Instruction. With the pictures left out, copy the listing below exactly.

** BEGIN **

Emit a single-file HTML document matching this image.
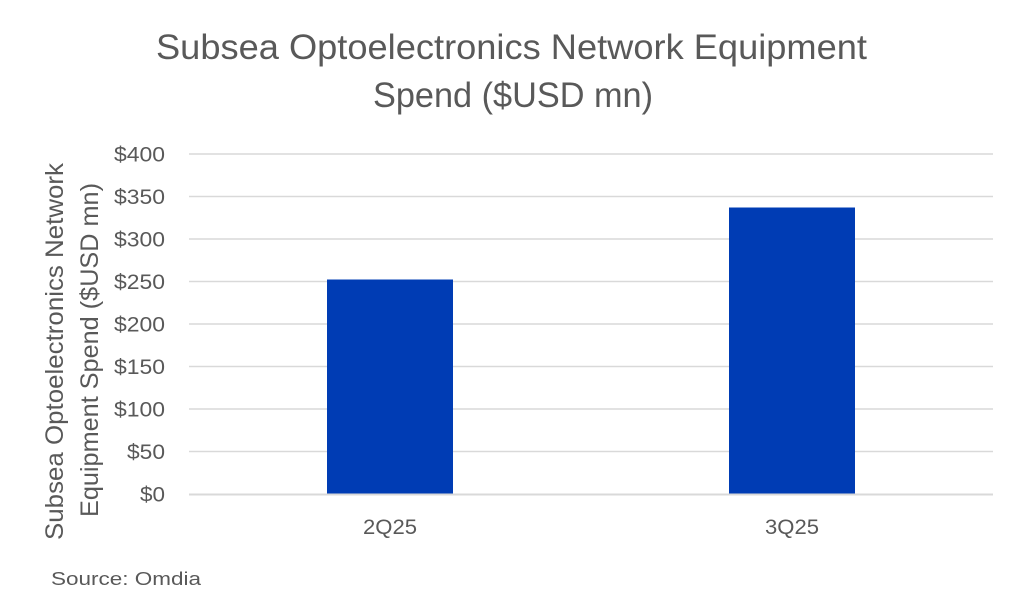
<!DOCTYPE html>
<html>
<head>
<meta charset="utf-8">
<style>
  html, body { margin: 0; padding: 0; background: #ffffff; }
  body { width: 1024px; height: 614px; overflow: hidden; }
  svg { display: block; }
  text { font-family: "Liberation Sans", "DejaVu Sans", sans-serif; fill: #595959; }
</style>
</head>
<body>
<svg width="1024" height="614" viewBox="0 0 1024 614" xmlns="http://www.w3.org/2000/svg">
  <rect x="0" y="0" width="1024" height="614" fill="#ffffff"/>

  <!-- Title -->
  <text x="156" y="59" font-size="35" textLength="711" lengthAdjust="spacingAndGlyphs">Subsea Optoelectronics Network Equipment</text>
  <text x="373" y="107" font-size="35" textLength="280" lengthAdjust="spacingAndGlyphs">Spend ($USD mn)</text>

  <!-- Gridlines -->
  <g stroke="#d9d9d9" stroke-width="1.5">
    <line x1="189" y1="154" x2="993" y2="154"/>
    <line x1="189" y1="196.5" x2="993" y2="196.5"/>
    <line x1="189" y1="239" x2="993" y2="239"/>
    <line x1="189" y1="281.5" x2="993" y2="281.5"/>
    <line x1="189" y1="324" x2="993" y2="324"/>
    <line x1="189" y1="366.5" x2="993" y2="366.5"/>
    <line x1="189" y1="409" x2="993" y2="409"/>
    <line x1="189" y1="451.5" x2="993" y2="451.5"/>
  </g>

  <!-- Bars -->
  <rect x="327" y="279.5" width="126" height="214.5" fill="#003cb4"/>
  <rect x="729" y="207.5" width="126" height="286.5" fill="#003cb4"/>

  <!-- Axis line -->
  <line x1="189" y1="494.5" x2="993" y2="494.5" stroke="#d9d9d9" stroke-width="2"/>

  <!-- Y tick labels -->
  <g font-size="21" text-anchor="end">
    <text x="165" y="161.5" textLength="51" lengthAdjust="spacingAndGlyphs">$400</text>
    <text x="165" y="204" textLength="51" lengthAdjust="spacingAndGlyphs">$350</text>
    <text x="165" y="246.5" textLength="51" lengthAdjust="spacingAndGlyphs">$300</text>
    <text x="165" y="289" textLength="51" lengthAdjust="spacingAndGlyphs">$250</text>
    <text x="165" y="331.5" textLength="51" lengthAdjust="spacingAndGlyphs">$200</text>
    <text x="165" y="374" textLength="51" lengthAdjust="spacingAndGlyphs">$150</text>
    <text x="165" y="416.5" textLength="51" lengthAdjust="spacingAndGlyphs">$100</text>
    <text x="165" y="459" textLength="38" lengthAdjust="spacingAndGlyphs">$50</text>
    <text x="165" y="501.5" textLength="25" lengthAdjust="spacingAndGlyphs">$0</text>
  </g>

  <!-- X labels -->
  <g font-size="21" text-anchor="middle">
    <text x="390" y="534" textLength="54" lengthAdjust="spacingAndGlyphs">2Q25</text>
    <text x="792" y="534" textLength="54" lengthAdjust="spacingAndGlyphs">3Q25</text>
  </g>

  <!-- Y axis title -->
  <text transform="translate(63,351.5) rotate(-90)" x="0" y="0" font-size="25" text-anchor="middle" textLength="377" lengthAdjust="spacingAndGlyphs">Subsea Optoelectronics Network</text>
  <text transform="translate(98,350) rotate(-90)" x="0" y="0" font-size="25" text-anchor="middle" textLength="334" lengthAdjust="spacingAndGlyphs">Equipment Spend ($USD mn)</text>

  <!-- Source -->
  <text x="51" y="585" font-size="18" textLength="150" lengthAdjust="spacingAndGlyphs">Source:  Omdia</text>
</svg>
</body>
</html>
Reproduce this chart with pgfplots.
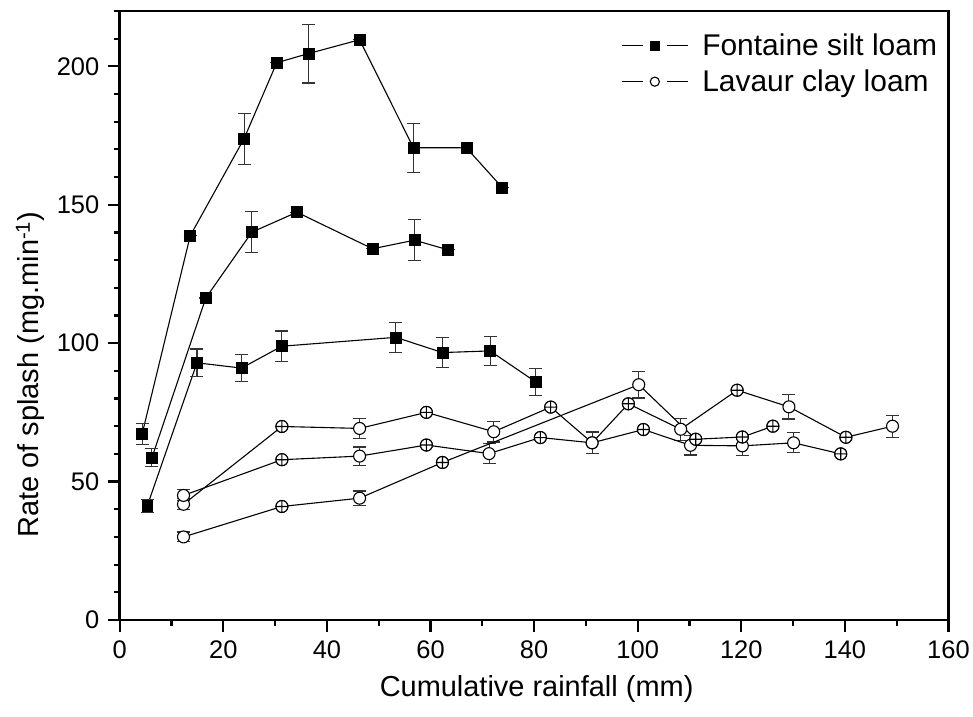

** END **

Final result.
Emit a single-file HTML document matching this image.
<!DOCTYPE html>
<html>
<head>
<meta charset="utf-8">
<style>
  html, body { margin: 0; padding: 0; background: #ffffff; }
  body { width: 1024px; height: 614px; overflow: hidden; }
  svg { display: block; }
  text { font-family: "Liberation Sans", "DejaVu Sans", sans-serif; fill: #595959; }
</style>
</head>
<body>
<svg width="1024" height="614" viewBox="0 0 1024 614" xmlns="http://www.w3.org/2000/svg">
  <rect x="0" y="0" width="1024" height="614" fill="#ffffff"/>

  <!-- Title -->
  <text x="156" y="59" font-size="35" textLength="711" lengthAdjust="spacingAndGlyphs">Subsea Optoelectronics Network Equipment</text>
  <text x="373" y="107" font-size="35" textLength="280" lengthAdjust="spacingAndGlyphs">Spend ($USD mn)</text>

  <!-- Gridlines -->
  <g stroke="#d9d9d9" stroke-width="1.5">
    <line x1="189" y1="154" x2="993" y2="154"/>
    <line x1="189" y1="196.5" x2="993" y2="196.5"/>
    <line x1="189" y1="239" x2="993" y2="239"/>
    <line x1="189" y1="281.5" x2="993" y2="281.5"/>
    <line x1="189" y1="324" x2="993" y2="324"/>
    <line x1="189" y1="366.5" x2="993" y2="366.5"/>
    <line x1="189" y1="409" x2="993" y2="409"/>
    <line x1="189" y1="451.5" x2="993" y2="451.5"/>
  </g>

  <!-- Bars -->
  <rect x="327" y="279.5" width="126" height="214.5" fill="#003cb4"/>
  <rect x="729" y="207.5" width="126" height="286.5" fill="#003cb4"/>

  <!-- Axis line -->
  <line x1="189" y1="494.5" x2="993" y2="494.5" stroke="#d9d9d9" stroke-width="2"/>

  <!-- Y tick labels -->
  <g font-size="21" text-anchor="end">
    <text x="165" y="161.5" textLength="51" lengthAdjust="spacingAndGlyphs">$400</text>
    <text x="165" y="204" textLength="51" lengthAdjust="spacingAndGlyphs">$350</text>
    <text x="165" y="246.5" textLength="51" lengthAdjust="spacingAndGlyphs">$300</text>
    <text x="165" y="289" textLength="51" lengthAdjust="spacingAndGlyphs">$250</text>
    <text x="165" y="331.5" textLength="51" lengthAdjust="spacingAndGlyphs">$200</text>
    <text x="165" y="374" textLength="51" lengthAdjust="spacingAndGlyphs">$150</text>
    <text x="165" y="416.5" textLength="51" lengthAdjust="spacingAndGlyphs">$100</text>
    <text x="165" y="459" textLength="38" lengthAdjust="spacingAndGlyphs">$50</text>
    <text x="165" y="501.5" textLength="25" lengthAdjust="spacingAndGlyphs">$0</text>
  </g>

  <!-- X labels -->
  <g font-size="21" text-anchor="middle">
    <text x="390" y="534" textLength="54" lengthAdjust="spacingAndGlyphs">2Q25</text>
    <text x="792" y="534" textLength="54" lengthAdjust="spacingAndGlyphs">3Q25</text>
  </g>

  <!-- Y axis title -->
  <text transform="translate(63,351.5) rotate(-90)" x="0" y="0" font-size="25" text-anchor="middle" textLength="377" lengthAdjust="spacingAndGlyphs">Subsea Optoelectronics Network</text>
  <text transform="translate(98,350) rotate(-90)" x="0" y="0" font-size="25" text-anchor="middle" textLength="334" lengthAdjust="spacingAndGlyphs">Equipment Spend ($USD mn)</text>

  <!-- Source -->
  <text x="51" y="585" font-size="18" textLength="150" lengthAdjust="spacingAndGlyphs">Source:  Omdia</text>
</svg>
</body>
</html>
Reproduce this chart with pgfplots.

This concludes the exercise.